How the Funds are Used: Levies finance the national collection infrastructure (drop-off bins), logistics, safety measures (fire-proof transport), consumer education, and rebates paid to certified recyclers.
Eco-Modulation: Australia is moving toward eco-modulated fees. This means the levy varies based on battery chemistry. For example, Lithium-ion batteries—which present a severe fire risk and require expensive, specialized handling—incur a different cost structure compared to standard alkaline batteries.
9. Labeling Requirements and Compliance
While the EU heavily relies on the crossed-out wheelie bin symbol, Australia's immediate regulatory focus for batteries is heavily weighted toward consumer safety.
Safety Standards: The Australian Competition and Consumer Commission (ACCC) enforces mandatory safety and information standards, particularly for button batteries (requiring secure packaging and specific hazard warnings).

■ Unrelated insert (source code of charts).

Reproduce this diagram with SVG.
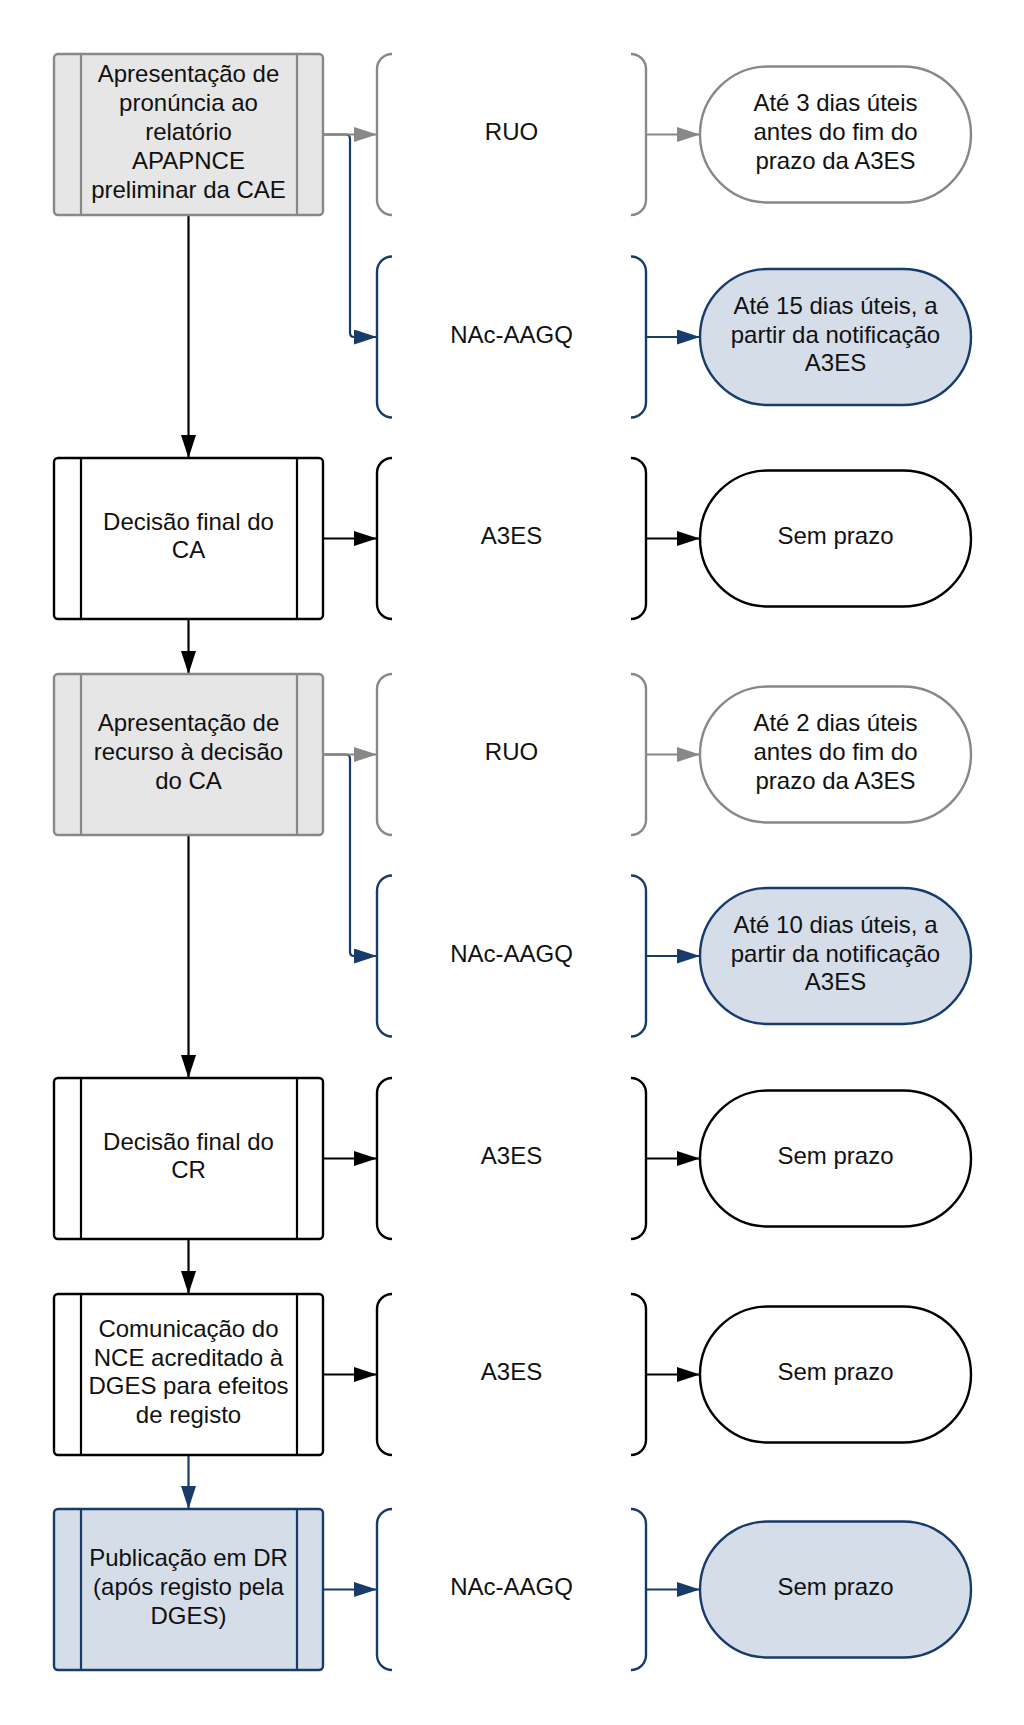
<svg xmlns="http://www.w3.org/2000/svg" width="1024" height="1725" viewBox="0 0 1024 1725">
<defs>
<marker id="ak" markerUnits="userSpaceOnUse" markerWidth="23" markerHeight="16" refX="23" refY="7.5" orient="auto"><path d="M0,0 L23,7.5 L0,15 z" fill="#000"/></marker>
<marker id="ag" markerUnits="userSpaceOnUse" markerWidth="23" markerHeight="16" refX="23" refY="7.5" orient="auto"><path d="M0,0 L23,7.5 L0,15 z" fill="#888"/></marker>
<marker id="ab" markerUnits="userSpaceOnUse" markerWidth="23" markerHeight="16" refX="23" refY="7.5" orient="auto"><path d="M0,0 L23,7.5 L0,15 z" fill="#173c6b"/></marker>
<style>
text{font-family:"Liberation Sans",Arial,sans-serif;font-size:24px;fill:#111;text-anchor:middle}
.box{stroke-width:2.4}
.k{stroke:#000;fill:#fff}
.g{stroke:#888;fill:#e6e6e6}
.b{stroke:#173c6b;fill:#d5dde9}
.tk{stroke:#000;fill:#fff;stroke-width:2.4}
.tg{stroke:#888;fill:#fff;stroke-width:2.4}
.tb{stroke:#173c6b;fill:#d5dde9;stroke-width:2.4}
.br{fill:none;stroke-width:2.4}
.lk{stroke:#000;fill:none;stroke-width:2.2}
.lg{stroke:#888;fill:none;stroke-width:2.2}
.lb{stroke:#173c6b;fill:none;stroke-width:2.2}
</style>
</defs>
<rect width="1024" height="1725" fill="#fff"/>

<g id="connectors">
<path class="lb" d="M323,134.5 H346 Q350,134.5 350,139 V332.5 Q350,337 354,337 H377" marker-end="url(#ab)"/>
<path class="lg" d="M323,134.5 H377" marker-end="url(#ag)"/>
<path class="lg" d="M646,134.5 H700" marker-end="url(#ag)"/>
<path class="lb" d="M646,337 H700" marker-end="url(#ab)"/>
<path class="lk" d="M188.5,215 V458" marker-end="url(#ak)"/>
<path class="lk" d="M323,538.5 H377" marker-end="url(#ak)"/>
<path class="lk" d="M646,538.5 H700" marker-end="url(#ak)"/>
<path class="lk" d="M188.5,619 V674" marker-end="url(#ak)"/>
<path class="lb" d="M323,754.5 H346 Q350,754.5 350,759 V951.5 Q350,956 354,956 H377" marker-end="url(#ab)"/>
<path class="lg" d="M323,754.5 H377" marker-end="url(#ag)"/>
<path class="lg" d="M646,754.5 H700" marker-end="url(#ag)"/>
<path class="lb" d="M646,956 H700" marker-end="url(#ab)"/>
<path class="lk" d="M188.5,835 V1078" marker-end="url(#ak)"/>
<path class="lk" d="M323,1158.5 H377" marker-end="url(#ak)"/>
<path class="lk" d="M646,1158.5 H700" marker-end="url(#ak)"/>
<path class="lk" d="M188.5,1239 V1294" marker-end="url(#ak)"/>
<path class="lk" d="M323,1374.5 H377" marker-end="url(#ak)"/>
<path class="lk" d="M646,1374.5 H700" marker-end="url(#ak)"/>
<path class="lb" d="M188.5,1455 V1509" marker-end="url(#ab)"/>
<path class="lb" d="M323,1589.5 H377" marker-end="url(#ab)"/>
<path class="lb" d="M646,1589.5 H700" marker-end="url(#ab)"/>
</g>

<!-- Row 1 -->
<g id="p1">
<rect class="box g" x="54" y="54" width="269" height="161" rx="4"/>
<path class="lg" d="M81,54 V215 M297,54 V215"/>
<text x="188.5" y="82.4">Apresentação de</text>
<text x="188.5" y="111.2">pronúncia ao</text>
<text x="188.5" y="140">relatório</text>
<text x="188.5" y="168.8">APAPNCE</text>
<text x="188.5" y="197.6">preliminar da CAE</text>
</g>
<g id="e1">
<path class="br" stroke="#888" d="M392,54 A15,15 0 0 0 377,69 V200 A15,15 0 0 0 392,215 M631,54 A15,15 0 0 1 646,69 V200 A15,15 0 0 1 631,215"/>
<text x="511.5" y="140">RUO</text>
</g>
<g id="t1">
<rect class="tg" x="700" y="66.5" width="271" height="136" rx="68"/>
<text x="835.5" y="111.2">Até 3 dias úteis</text>
<text x="835.5" y="140">antes do fim do</text>
<text x="835.5" y="168.8">prazo da A3ES</text>
</g>

<!-- Row 1b -->
<g id="e1b">
<path class="br" stroke="#173c6b" d="M392,256.5 A15,15 0 0 0 377,271.5 V402.5 A15,15 0 0 0 392,417.5 M631,256.5 A15,15 0 0 1 646,271.5 V402.5 A15,15 0 0 1 631,417.5"/>
<text x="511.5" y="342.5">NAc-AAGQ</text>
</g>
<g id="t1b">
<rect class="tb" x="700" y="269" width="271" height="136" rx="68"/>
<text x="835.5" y="313.7">Até 15 dias úteis, a</text>
<text x="835.5" y="342.5">partir da notificação</text>
<text x="835.5" y="371.3">A3ES</text>
</g>

<!-- Row 2 -->
<g id="p2">
<rect class="box k" x="54" y="458" width="269" height="161" rx="4"/>
<path class="lk" d="M81,458 V619 M297,458 V619"/>
<text x="188.5" y="529.6">Decisão final do</text>
<text x="188.5" y="558.4">CA</text>
</g>
<g id="e2">
<path class="br" stroke="#000" d="M392,458 A15,15 0 0 0 377,473 V604 A15,15 0 0 0 392,619 M631,458 A15,15 0 0 1 646,473 V604 A15,15 0 0 1 631,619"/>
<text x="511.5" y="544">A3ES</text>
</g>
<g id="t2">
<rect class="tk" x="700" y="470.5" width="271" height="136" rx="68"/>
<text x="835.5" y="544">Sem prazo</text>
</g>

<!-- Row 3 -->
<g id="p3">
<rect class="box g" x="54" y="674" width="269" height="161" rx="4"/>
<path class="lg" d="M81,674 V835 M297,674 V835"/>
<text x="188.5" y="731.2">Apresentação de</text>
<text x="188.5" y="760">recurso à decisão</text>
<text x="188.5" y="788.8">do CA</text>
</g>
<g id="e3">
<path class="br" stroke="#888" d="M392,674 A15,15 0 0 0 377,689 V820 A15,15 0 0 0 392,835 M631,674 A15,15 0 0 1 646,689 V820 A15,15 0 0 1 631,835"/>
<text x="511.5" y="760">RUO</text>
</g>
<g id="t3">
<rect class="tg" x="700" y="686.5" width="271" height="136" rx="68"/>
<text x="835.5" y="731.2">Até 2 dias úteis</text>
<text x="835.5" y="760">antes do fim do</text>
<text x="835.5" y="788.8">prazo da A3ES</text>
</g>

<!-- Row 3b -->
<g id="e3b">
<path class="br" stroke="#173c6b" d="M392,875.5 A15,15 0 0 0 377,890.5 V1021.5 A15,15 0 0 0 392,1036.5 M631,875.5 A15,15 0 0 1 646,890.5 V1021.5 A15,15 0 0 1 631,1036.5"/>
<text x="511.5" y="961.5">NAc-AAGQ</text>
</g>
<g id="t3b">
<rect class="tb" x="700" y="888" width="271" height="136" rx="68"/>
<text x="835.5" y="932.7">Até 10 dias úteis, a</text>
<text x="835.5" y="961.5">partir da notificação</text>
<text x="835.5" y="990.3">A3ES</text>
</g>

<!-- Row 4 -->
<g id="p4">
<rect class="box k" x="54" y="1078" width="269" height="161" rx="4"/>
<path class="lk" d="M81,1078 V1239 M297,1078 V1239"/>
<text x="188.5" y="1149.6">Decisão final do</text>
<text x="188.5" y="1178.4">CR</text>
</g>
<g id="e4">
<path class="br" stroke="#000" d="M392,1078 A15,15 0 0 0 377,1093 V1224 A15,15 0 0 0 392,1239 M631,1078 A15,15 0 0 1 646,1093 V1224 A15,15 0 0 1 631,1239"/>
<text x="511.5" y="1164">A3ES</text>
</g>
<g id="t4">
<rect class="tk" x="700" y="1090.5" width="271" height="136" rx="68"/>
<text x="835.5" y="1164">Sem prazo</text>
</g>

<!-- Row 5 -->
<g id="p5">
<rect class="box k" x="54" y="1294" width="269" height="161" rx="4"/>
<path class="lk" d="M81,1294 V1455 M297,1294 V1455"/>
<text x="188.5" y="1336.8">Comunicação do</text>
<text x="188.5" y="1365.6">NCE acreditado à</text>
<text x="188.5" y="1394.4">DGES para efeitos</text>
<text x="188.5" y="1423.2">de registo</text>
</g>
<g id="e5">
<path class="br" stroke="#000" d="M392,1294 A15,15 0 0 0 377,1309 V1440 A15,15 0 0 0 392,1455 M631,1294 A15,15 0 0 1 646,1309 V1440 A15,15 0 0 1 631,1455"/>
<text x="511.5" y="1380">A3ES</text>
</g>
<g id="t5">
<rect class="tk" x="700" y="1306.5" width="271" height="136" rx="68"/>
<text x="835.5" y="1380">Sem prazo</text>
</g>

<!-- Row 6 -->
<g id="p6">
<rect class="box b" x="54" y="1509" width="269" height="161" rx="4"/>
<path class="lb" d="M81,1509 V1670 M297,1509 V1670"/>
<text x="188.5" y="1566.2">Publicação em DR</text>
<text x="188.5" y="1595">(após registo pela</text>
<text x="188.5" y="1623.8">DGES)</text>
</g>
<g id="e6">
<path class="br" stroke="#173c6b" d="M392,1509 A15,15 0 0 0 377,1524 V1655 A15,15 0 0 0 392,1670 M631,1509 A15,15 0 0 1 646,1524 V1655 A15,15 0 0 1 631,1670"/>
<text x="511.5" y="1595">NAc-AAGQ</text>
</g>
<g id="t6">
<rect class="tb" x="700" y="1521.5" width="271" height="136" rx="68"/>
<text x="835.5" y="1595">Sem prazo</text>
</g>
</svg>
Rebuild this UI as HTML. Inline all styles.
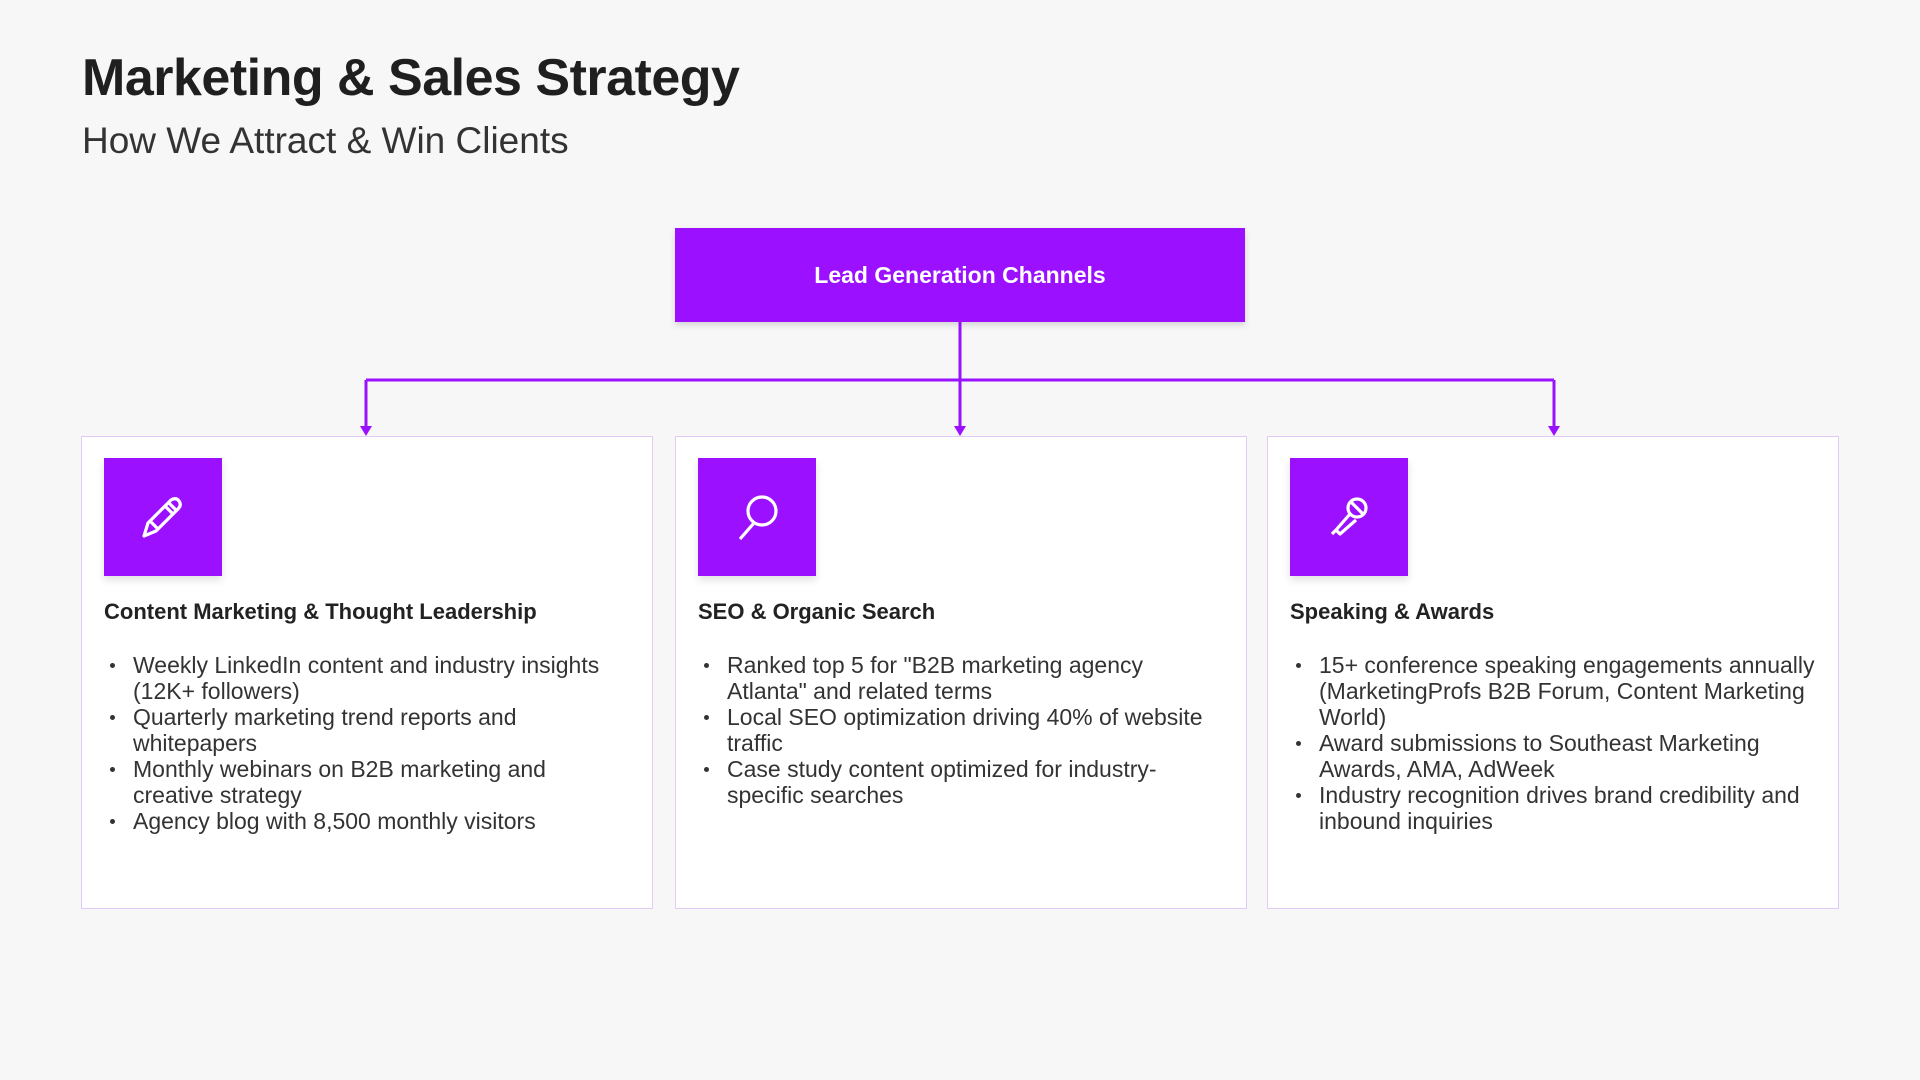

Disposal Labeling: While specific "EPR compliance" logos are not yet universally mandated by law, participating brands are encouraged to use the B-cycle logo and clear "Do Not Bin" messaging to educate consumers against throwing batteries in kerbside trash. Aligning your global WEEE/Battery labeling with Australian best practices is highly recommended.
10. Penalties for Non-Compliance
The era of "free-riding" in Australia is ending. With the introduction of the Product Lifecycle Responsibility Act 2025 in NSW and impending national harmonization, failing to participate in a recognized EPR scheme carries severe consequences:
Financial Penalties: Hefty fines levied by state Environmental Protection Authorities (EPAs) for failing to meet product stewardship targets or reporting requirements.
Market Exclusion: Non-compliant products can be subjected to stop-shipment orders or removed from major retail chains (who are themselves liable if they sell non-compliant goods).
Reputational Damage: As public awareness of battery fires grows, brands failing to fund safe recycling face significant consumer backlash.